Mercurial prints the first 12 bytes of the hexlified sha1 by default, but everything is recorded using the full sha1, and can be referenced as such. You can view the full sha1 in a number of ways, the easiest would be "hg log --limit 1 --debug".

koenigdavidmj · on Aug 2, 2011

Mercurial uses full-length SHA1 sums internally, same as git. It just prints the first 48 characters for user convenience, unless you happen to have two objects that share that substring.

durin42 · on Aug 1, 2011

I'm also the actual maintainer of hg-git at this point, FWIW.

unshift · on Aug 1, 2011

if hg-git uses dulwich, and it's all pure python, how come i see it running git-index-pack amongst other git (what i assume are shell) commands?

durin42 · on Aug 1, 2011

Huh?

Are you pushing to a local repository? When pushing to a local repo, dulwich calls a local git binary. I don't see any calls to git-index-pack in either hg-git or dulwich in a cursory grep, which matches my memory.

unshift · on Aug 1, 2011

i'm pushing to github. reason i ask is that it segfaults -- see https://github.com/schacon/hg-git/issues/216

koenigdavidmj · on Aug 1, 2011

Something like that is not exactly core functionality. It could be a situation where hg-git runs purely in Python for everything that it 'needs' to do, and will optionally use the native commands for other git functionality.

simonw · on Aug 1, 2011

This is the library that Google used for Google Code's git support.

swombat · on Aug 1, 2011

Dulwich is a real town in the South of London, with a relatively large school called Dulwich College, where I studied. A bit spooked to see a library named after it...

brendn · on Aug 1, 2011

"Dulwich is the place where Mr. and Mrs. Git live in one of the Monty Python sketches." (http://pypi.python.org/pypi/dulwich)

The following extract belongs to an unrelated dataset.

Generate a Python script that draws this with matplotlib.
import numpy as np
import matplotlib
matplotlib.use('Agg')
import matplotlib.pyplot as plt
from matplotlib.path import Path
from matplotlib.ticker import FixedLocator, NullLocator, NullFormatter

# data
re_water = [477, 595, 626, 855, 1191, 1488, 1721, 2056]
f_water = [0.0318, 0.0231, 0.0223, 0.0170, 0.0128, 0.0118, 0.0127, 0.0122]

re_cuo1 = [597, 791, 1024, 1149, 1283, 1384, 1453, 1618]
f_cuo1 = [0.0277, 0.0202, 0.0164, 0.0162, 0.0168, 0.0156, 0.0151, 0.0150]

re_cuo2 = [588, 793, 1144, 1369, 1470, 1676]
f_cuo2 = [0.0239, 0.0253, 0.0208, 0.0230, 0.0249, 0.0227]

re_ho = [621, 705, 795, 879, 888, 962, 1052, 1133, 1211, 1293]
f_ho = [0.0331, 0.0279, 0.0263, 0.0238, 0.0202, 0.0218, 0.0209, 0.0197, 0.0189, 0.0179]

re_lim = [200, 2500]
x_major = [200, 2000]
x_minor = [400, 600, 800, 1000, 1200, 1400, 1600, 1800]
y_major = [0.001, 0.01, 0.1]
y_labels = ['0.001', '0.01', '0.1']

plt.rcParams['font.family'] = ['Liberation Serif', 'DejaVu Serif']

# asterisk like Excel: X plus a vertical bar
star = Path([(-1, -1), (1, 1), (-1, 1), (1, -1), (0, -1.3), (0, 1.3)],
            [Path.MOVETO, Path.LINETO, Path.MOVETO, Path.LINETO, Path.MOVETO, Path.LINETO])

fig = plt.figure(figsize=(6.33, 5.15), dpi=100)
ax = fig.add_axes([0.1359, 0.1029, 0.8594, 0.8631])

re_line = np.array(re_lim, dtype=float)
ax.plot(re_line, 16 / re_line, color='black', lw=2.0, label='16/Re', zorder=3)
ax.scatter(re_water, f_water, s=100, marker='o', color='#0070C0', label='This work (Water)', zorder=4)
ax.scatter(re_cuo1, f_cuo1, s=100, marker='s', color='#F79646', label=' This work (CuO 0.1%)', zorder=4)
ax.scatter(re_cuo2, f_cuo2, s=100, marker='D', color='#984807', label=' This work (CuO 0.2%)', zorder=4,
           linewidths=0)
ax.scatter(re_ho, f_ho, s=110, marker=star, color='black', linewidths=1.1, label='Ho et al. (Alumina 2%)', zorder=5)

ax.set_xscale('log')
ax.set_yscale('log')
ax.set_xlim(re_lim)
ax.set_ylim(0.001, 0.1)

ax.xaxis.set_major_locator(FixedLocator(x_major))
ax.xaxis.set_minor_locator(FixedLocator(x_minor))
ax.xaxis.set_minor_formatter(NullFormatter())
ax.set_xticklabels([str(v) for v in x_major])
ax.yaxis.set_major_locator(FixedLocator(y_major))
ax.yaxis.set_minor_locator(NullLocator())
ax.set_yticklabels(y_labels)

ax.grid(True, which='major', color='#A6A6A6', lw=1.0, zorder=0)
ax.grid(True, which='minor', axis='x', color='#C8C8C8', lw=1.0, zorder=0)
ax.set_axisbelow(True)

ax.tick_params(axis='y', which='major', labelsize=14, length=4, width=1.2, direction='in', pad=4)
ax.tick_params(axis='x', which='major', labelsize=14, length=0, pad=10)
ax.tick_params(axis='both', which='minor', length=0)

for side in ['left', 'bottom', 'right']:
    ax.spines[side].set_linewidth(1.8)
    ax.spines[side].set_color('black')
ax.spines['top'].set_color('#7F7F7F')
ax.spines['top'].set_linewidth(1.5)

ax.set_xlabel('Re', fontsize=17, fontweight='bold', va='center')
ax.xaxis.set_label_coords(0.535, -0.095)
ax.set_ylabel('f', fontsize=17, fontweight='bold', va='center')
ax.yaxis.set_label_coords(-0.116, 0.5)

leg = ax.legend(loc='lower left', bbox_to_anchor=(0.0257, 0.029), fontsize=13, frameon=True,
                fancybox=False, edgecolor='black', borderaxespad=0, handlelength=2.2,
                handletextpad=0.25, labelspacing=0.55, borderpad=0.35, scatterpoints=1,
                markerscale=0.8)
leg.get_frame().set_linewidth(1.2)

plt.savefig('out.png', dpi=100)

arthurdenture · on Aug 1, 2011

Not only that, there's a bus that goes to Dulwich Library, which I was obligated to snap a picture of when I was visiting London.

glenjamin · on Aug 1, 2011

Does anyone know what the performance of this on windows (maybe with PyPy?) is compared to MSys Git or Cygwin.

If it's pretty good there should be some mileage in making a reasonable git client for windows based on this.

amethyst · on Aug 2, 2011

That's exactly what I was thinking of when seeing this. It could prove fruitful for getting a "Tortoise" interface for git that's both easy to maintain and doesn't rely on clunky bits like msysgit.

cincinnatus · on Aug 2, 2011

How about an Iron Python based implementation. Then it could be 'native' code

baq · on Aug 2, 2011

msysgit was fast enough for me in a 250+kloc project.

it was certainly faster than dog-slow g++.

uriel · on Aug 1, 2011

What i would like to see is an Hg implementation in Go.

andrewflnr · on Aug 2, 2011

Why, exactly? It sounds like an oddly interesting idea to me, too, but I'm not sure why and I'd like to hear your reasons.

thristian · on Aug 2, 2011

The recently-announced fork of the Plan 9 operating system, 9front, keeps it source in a Mercurial repository, and includes a Go compiler in the base operating system (which makes sense, since the creators of Plan 9 are also pretty much the creators of Go). I guess a Mercurial port to Go would make life a lot easier there.

uriel · on Aug 2, 2011

Avoiding the overhead of python's startup time alone would be nice, hg is impressively fast for being written in Python, but could be much faster and memory-efficient in a compiled language where you have control over memory layout.

And that is without going into the potential of perhaps taking advantage of concurrency and parallelization for some things.

pointyhat · on Aug 2, 2011

I'm actually considering doing this now you've said it. If there would be enough interest that is. There are very few "non-python" complete hg implementations.

durin42 · on Aug 2, 2011

I started tinkering with an implementation of revlog on the plane back from OSCON. If I get anywhere useful I'll post the sources somewhere.

pointyhat · on Aug 2, 2011

Would be interested in that. Can you post back here if you do stick them somewhere.

durin42 · on Aug 2, 2011

I'll try my best to remember!

sitkack · on Aug 1, 2011

I don't know why this makes me so happy.

morphir · on Aug 2, 2011

python is like china. By making a shameless copy for them self to use.